What to work on: Extract, in full, the lines below, beginning at the first and ending with the line that contains "height = H - margin.top - margin.bottom;". Pictures do not belong in the copy.

Extracted information:

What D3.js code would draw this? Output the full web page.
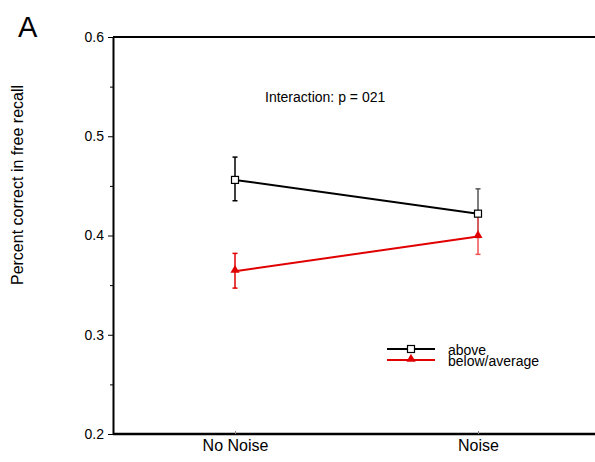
<!DOCTYPE html>
<html>
<head>
<meta charset="utf-8">
<script src="https://cdn.jsdelivr.net/npm/d3@7"></script>
<style>
  body { margin: 0; background: #fff; }
  text { font-family: "Liberation Sans", Arial, sans-serif; }
</style>
</head>
<body>
<script>
// data
var conditions = ["No Noise", "Noise"];
var groups = ["above", "below/average"];
var aboveMean = [0.456, 0.422];
var aboveLow = [0.435, 0.398];
var aboveHigh = [0.479, 0.447];
var belowMean = [0.364, 0.399];
var belowLow = [0.347, 0.381];
var belowHigh = [0.382, 0.420];
var yTicks = [0.2, 0.3, 0.4, 0.5, 0.6];
var yMinor = [0.25, 0.35, 0.45, 0.55];

var W = 595, H = 462;
var margin = {top: 37, right: 0, bottom: 28, left: 113},
    width = W - margin.left - margin.right,
    height = H - margin.top - margin.bottom;

var svg = d3.select('body')
  .append("svg")
    .attr("width", W)
    .attr("height", H);

var g = svg.append("g")
    .attr("transform", "translate(" + margin.left + "," + margin.top + ")");

var x = d3.scalePoint()
  .domain(conditions)
  .range([122, 365]);

var y = d3.scaleLinear()
  .domain([0.2, 0.6])
  .range([height, 0]);

// Y axis
var yAxis = g.append("g")
  .call(d3.axisLeft(y).tickValues(yTicks).tickFormat(d3.format(".1f")).tickSize(5).tickSizeOuter(0));
yAxis.select(".domain").attr("stroke-width", 2);
yAxis.selectAll("text").attr("font-size", 14).attr("dx", -1);
g.append("g")
  .call(d3.axisLeft(y).tickValues(yMinor).tickFormat("").tickSize(3).tickSizeOuter(0))
  .select(".domain").remove();

// top line and X axis
g.append("line").attr("x1", 0).attr("x2", width).attr("y1", 0).attr("y2", 0)
  .attr("stroke", "#000").attr("stroke-width", 2);
var xAxis = g.append("g")
  .attr("transform", "translate(0," + height + ")")
  .call(d3.axisBottom(x).tickSize(-3).tickSizeOuter(0));
xAxis.select(".domain").attr("d", "M0,0H" + width).attr("stroke-width", 2.5);
xAxis.selectAll(".tick line").attr("stroke", "#888");
xAxis.selectAll("text").attr("font-size", 16).attr("dy", 14);

// series
var series = [
  {name: groups[0], mean: aboveMean, lo: aboveLow, hi: aboveHigh, color: "#000", err: "#555", shape: "square"},
  {name: groups[1], mean: belowMean, lo: belowLow, hi: belowHigh, color: "#e00000", err: "#f05050", shape: "triangle"}
];

var line = d3.line()
  .x(function(d, i) { return x(conditions[i]); })
  .y(function(d) { return y(d); });

function marker(sel, s, cx, cy) {
  if (s.shape === "square") {
    sel.append("rect").attr("x", cx - 3.5).attr("y", cy - 3.5).attr("width", 7).attr("height", 7)
      .attr("fill", "#fff").attr("stroke", "#000").attr("stroke-width", 1.2);
  } else {
    sel.append("path").attr("transform", "translate(" + cx + "," + (cy - 1) + ")")
      .attr("d", d3.symbol(d3.symbolTriangle, 36)()).attr("fill", s.color);
  }
}

series.forEach(function(s) {
  var sg = g.append("g");
  // error bars
  s.mean.forEach(function(m, i) {
    var cx = x(conditions[i]);
    var col = i === 0 ? s.color : s.err;
    sg.append("line").attr("x1", cx).attr("x2", cx).attr("y1", y(s.lo[i])).attr("y2", y(s.hi[i]))
      .attr("stroke", col).attr("stroke-width", 1.5);
    [s.lo[i], s.hi[i]].forEach(function(v) {
      sg.append("line").attr("x1", cx - 2.5).attr("x2", cx + 2.5).attr("y1", y(v)).attr("y2", y(v))
        .attr("stroke", col).attr("stroke-width", 1.5);
    });
  });
  sg.append("path").datum(s.mean).attr("d", line)
    .attr("fill", "none").attr("stroke", s.color).attr("stroke-width", 2);
});
series.forEach(function(s) {
  s.mean.forEach(function(m, i) { marker(g, s, x(conditions[i]), y(m)); });
});

// legend
var legend = g.append("g").attr("transform", "translate(274,312)");
series.forEach(function(s, i) {
  var ly = i * 11;
  legend.append("line").attr("x1", 0).attr("x2", 48).attr("y1", ly).attr("y2", ly)
    .attr("stroke", s.color).attr("stroke-width", 2);
  marker(legend, s, 24, ly);
  legend.append("text").attr("x", 61).attr("y", ly + 6).attr("font-size", 14).text(s.name);
});

// annotation
g.append("text").attr("x", 152).attr("y", 65).attr("font-size", 14).text("Interaction: p = 021");

// y label
svg.append("text")
  .attr("transform", "translate(23,185) rotate(-90)")
  .attr("text-anchor", "middle").attr("font-size", 16)
  .text("Percent correct in free recall");

// panel letter
svg.append("text").attr("x", 18).attr("y", 37).attr("font-size", 29).text("A");
</script>
</body>
</html>
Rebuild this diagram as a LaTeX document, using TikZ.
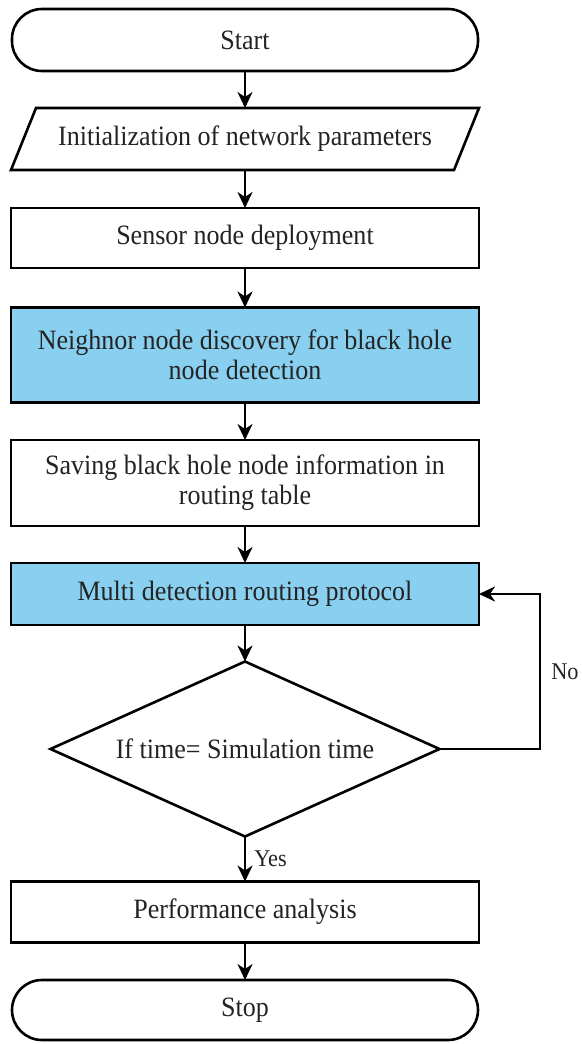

Worked solution:
What D3.js code would draw this? Output the full web page.
<!DOCTYPE html>
<html>
<head>
<meta charset="utf-8">
<script src="https://cdn.jsdelivr.net/npm/d3@7"></script>
<style>
  body { margin: 0; background: #fff; }
  text { font-family: "Liberation Sans", Arial, sans-serif; }
</style>
</head>
<body>
<script>
// data
var conditions = ["No Noise", "Noise"];
var groups = ["above", "below/average"];
var aboveMean = [0.456, 0.422];
var aboveLow = [0.435, 0.398];
var aboveHigh = [0.479, 0.447];
var belowMean = [0.364, 0.399];
var belowLow = [0.347, 0.381];
var belowHigh = [0.382, 0.420];
var yTicks = [0.2, 0.3, 0.4, 0.5, 0.6];
var yMinor = [0.25, 0.35, 0.45, 0.55];

var W = 595, H = 462;
var margin = {top: 37, right: 0, bottom: 28, left: 113},
    width = W - margin.left - margin.right,
    height = H - margin.top - margin.bottom;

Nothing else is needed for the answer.